> Task requirements
Wherever the string "this" appears, copy the whole line.

[BEGIN Material provided]

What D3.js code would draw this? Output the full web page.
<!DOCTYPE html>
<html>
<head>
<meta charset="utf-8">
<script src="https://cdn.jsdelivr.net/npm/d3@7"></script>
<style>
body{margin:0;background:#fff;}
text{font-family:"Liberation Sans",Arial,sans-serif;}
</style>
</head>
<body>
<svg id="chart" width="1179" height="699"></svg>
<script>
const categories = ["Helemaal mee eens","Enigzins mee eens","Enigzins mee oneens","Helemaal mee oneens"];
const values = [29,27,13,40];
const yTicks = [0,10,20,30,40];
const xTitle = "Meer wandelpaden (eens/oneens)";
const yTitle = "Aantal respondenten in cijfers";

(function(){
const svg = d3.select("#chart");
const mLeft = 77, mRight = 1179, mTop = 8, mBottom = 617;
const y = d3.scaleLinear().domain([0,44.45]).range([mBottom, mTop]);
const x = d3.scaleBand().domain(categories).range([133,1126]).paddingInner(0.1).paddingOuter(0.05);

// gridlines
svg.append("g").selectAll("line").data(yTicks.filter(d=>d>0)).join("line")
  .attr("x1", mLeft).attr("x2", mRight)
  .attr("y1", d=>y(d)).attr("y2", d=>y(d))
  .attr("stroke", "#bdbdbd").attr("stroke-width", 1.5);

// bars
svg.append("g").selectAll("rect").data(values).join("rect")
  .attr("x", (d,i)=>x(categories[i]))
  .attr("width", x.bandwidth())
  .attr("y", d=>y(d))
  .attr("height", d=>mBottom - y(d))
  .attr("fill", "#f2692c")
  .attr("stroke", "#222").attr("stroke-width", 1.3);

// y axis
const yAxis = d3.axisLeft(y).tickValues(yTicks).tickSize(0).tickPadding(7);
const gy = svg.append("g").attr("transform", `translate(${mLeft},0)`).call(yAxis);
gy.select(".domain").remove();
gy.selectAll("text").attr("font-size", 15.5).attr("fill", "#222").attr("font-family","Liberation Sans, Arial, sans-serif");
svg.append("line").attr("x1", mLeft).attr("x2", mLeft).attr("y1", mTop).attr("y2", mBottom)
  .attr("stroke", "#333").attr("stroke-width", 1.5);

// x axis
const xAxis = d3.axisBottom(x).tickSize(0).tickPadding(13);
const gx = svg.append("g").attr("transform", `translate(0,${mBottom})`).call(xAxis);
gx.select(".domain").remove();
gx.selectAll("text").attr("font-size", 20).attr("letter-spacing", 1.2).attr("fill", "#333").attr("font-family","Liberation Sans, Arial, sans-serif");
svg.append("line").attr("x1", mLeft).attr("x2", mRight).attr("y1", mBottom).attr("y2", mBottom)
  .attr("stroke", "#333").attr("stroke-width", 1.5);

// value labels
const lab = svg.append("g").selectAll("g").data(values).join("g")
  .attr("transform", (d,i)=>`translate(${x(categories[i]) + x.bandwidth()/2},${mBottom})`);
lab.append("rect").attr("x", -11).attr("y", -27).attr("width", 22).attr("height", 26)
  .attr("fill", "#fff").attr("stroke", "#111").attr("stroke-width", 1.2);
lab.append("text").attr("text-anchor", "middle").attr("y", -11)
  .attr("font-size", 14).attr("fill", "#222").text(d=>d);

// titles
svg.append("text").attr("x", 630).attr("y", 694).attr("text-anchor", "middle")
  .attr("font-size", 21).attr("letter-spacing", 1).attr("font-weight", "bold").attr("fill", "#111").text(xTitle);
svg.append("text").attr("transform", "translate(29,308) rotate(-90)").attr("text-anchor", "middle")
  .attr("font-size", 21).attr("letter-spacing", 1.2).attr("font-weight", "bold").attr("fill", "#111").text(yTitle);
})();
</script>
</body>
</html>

[END Material provided]
[BEGIN Material provided]

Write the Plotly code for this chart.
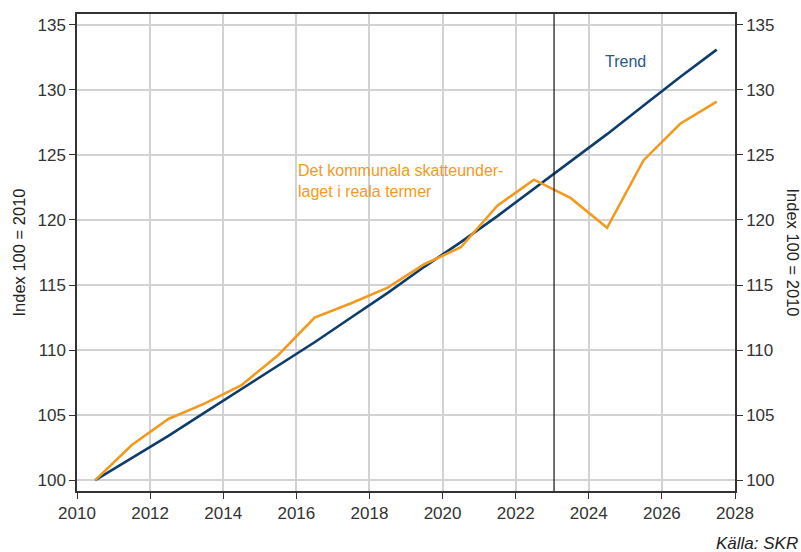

[END Material provided]
[BEGIN Material provided]

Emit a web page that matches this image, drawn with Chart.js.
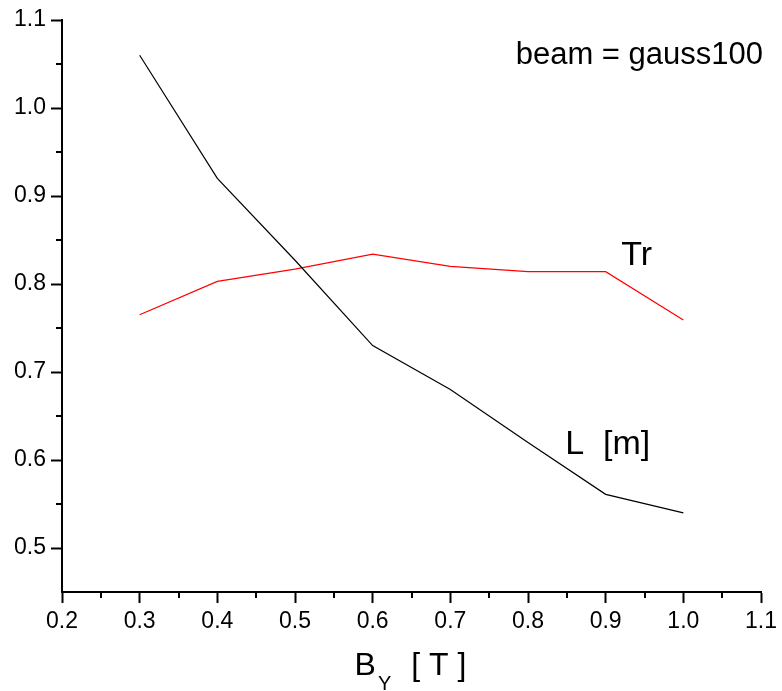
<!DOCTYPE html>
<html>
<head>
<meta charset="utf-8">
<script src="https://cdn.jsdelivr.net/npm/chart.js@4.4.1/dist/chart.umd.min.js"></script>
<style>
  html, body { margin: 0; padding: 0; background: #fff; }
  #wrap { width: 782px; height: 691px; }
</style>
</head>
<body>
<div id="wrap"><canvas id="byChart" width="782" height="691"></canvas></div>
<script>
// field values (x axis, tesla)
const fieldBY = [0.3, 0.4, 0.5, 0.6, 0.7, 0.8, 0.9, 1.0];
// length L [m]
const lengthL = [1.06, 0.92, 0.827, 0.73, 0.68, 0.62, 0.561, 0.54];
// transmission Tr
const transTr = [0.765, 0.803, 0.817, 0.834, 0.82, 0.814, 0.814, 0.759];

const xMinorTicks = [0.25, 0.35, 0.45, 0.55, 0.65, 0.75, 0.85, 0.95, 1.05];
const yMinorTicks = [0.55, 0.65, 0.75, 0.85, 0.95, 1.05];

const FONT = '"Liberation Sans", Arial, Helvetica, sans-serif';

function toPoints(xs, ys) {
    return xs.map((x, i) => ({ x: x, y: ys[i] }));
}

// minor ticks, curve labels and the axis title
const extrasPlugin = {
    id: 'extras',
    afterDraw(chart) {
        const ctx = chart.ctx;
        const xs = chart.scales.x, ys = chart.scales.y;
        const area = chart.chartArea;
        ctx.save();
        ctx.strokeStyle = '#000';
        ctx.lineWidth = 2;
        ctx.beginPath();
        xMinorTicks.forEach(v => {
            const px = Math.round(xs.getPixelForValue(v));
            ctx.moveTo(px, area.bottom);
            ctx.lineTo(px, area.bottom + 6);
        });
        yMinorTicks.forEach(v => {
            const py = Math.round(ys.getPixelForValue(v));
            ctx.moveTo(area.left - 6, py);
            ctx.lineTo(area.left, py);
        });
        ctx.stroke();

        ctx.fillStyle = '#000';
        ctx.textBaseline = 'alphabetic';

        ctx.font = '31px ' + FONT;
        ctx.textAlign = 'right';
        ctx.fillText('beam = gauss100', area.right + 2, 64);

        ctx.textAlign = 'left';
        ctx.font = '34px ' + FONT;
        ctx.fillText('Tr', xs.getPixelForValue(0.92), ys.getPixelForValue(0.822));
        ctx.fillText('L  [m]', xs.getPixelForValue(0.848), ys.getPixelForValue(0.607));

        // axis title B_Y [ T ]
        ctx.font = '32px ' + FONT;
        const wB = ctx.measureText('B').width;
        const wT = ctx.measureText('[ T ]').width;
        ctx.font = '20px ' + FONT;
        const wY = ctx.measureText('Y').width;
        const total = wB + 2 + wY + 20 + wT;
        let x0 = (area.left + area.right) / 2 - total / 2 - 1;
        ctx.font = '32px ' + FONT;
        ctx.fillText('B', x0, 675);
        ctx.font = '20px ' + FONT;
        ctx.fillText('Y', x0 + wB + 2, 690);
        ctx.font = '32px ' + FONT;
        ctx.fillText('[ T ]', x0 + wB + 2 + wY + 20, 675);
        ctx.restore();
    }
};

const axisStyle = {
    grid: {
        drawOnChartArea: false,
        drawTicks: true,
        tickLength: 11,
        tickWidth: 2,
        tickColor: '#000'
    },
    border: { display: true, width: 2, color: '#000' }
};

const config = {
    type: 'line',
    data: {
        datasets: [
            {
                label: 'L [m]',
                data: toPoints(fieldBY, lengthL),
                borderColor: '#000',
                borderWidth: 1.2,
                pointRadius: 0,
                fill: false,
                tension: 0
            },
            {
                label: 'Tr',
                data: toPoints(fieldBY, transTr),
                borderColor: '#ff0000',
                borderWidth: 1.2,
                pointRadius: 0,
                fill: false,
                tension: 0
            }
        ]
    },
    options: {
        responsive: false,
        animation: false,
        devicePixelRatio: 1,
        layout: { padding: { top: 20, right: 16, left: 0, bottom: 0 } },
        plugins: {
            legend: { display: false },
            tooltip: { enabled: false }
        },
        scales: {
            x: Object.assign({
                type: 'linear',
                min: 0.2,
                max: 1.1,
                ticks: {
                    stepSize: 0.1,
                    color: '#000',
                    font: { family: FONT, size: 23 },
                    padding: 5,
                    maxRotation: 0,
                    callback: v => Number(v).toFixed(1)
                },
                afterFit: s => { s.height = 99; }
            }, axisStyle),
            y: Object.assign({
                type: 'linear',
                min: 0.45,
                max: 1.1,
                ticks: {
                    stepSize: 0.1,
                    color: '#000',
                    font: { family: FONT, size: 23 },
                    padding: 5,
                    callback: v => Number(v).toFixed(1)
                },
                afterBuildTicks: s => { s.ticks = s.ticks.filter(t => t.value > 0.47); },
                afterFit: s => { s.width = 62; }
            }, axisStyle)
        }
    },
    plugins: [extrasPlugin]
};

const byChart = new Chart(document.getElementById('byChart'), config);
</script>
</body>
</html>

[END Material provided]

> The solution
What D3.js code would draw this? Output the full web page.
Write the Plotly code for this chart.
Emit a web page that matches this image, drawn with Chart.js.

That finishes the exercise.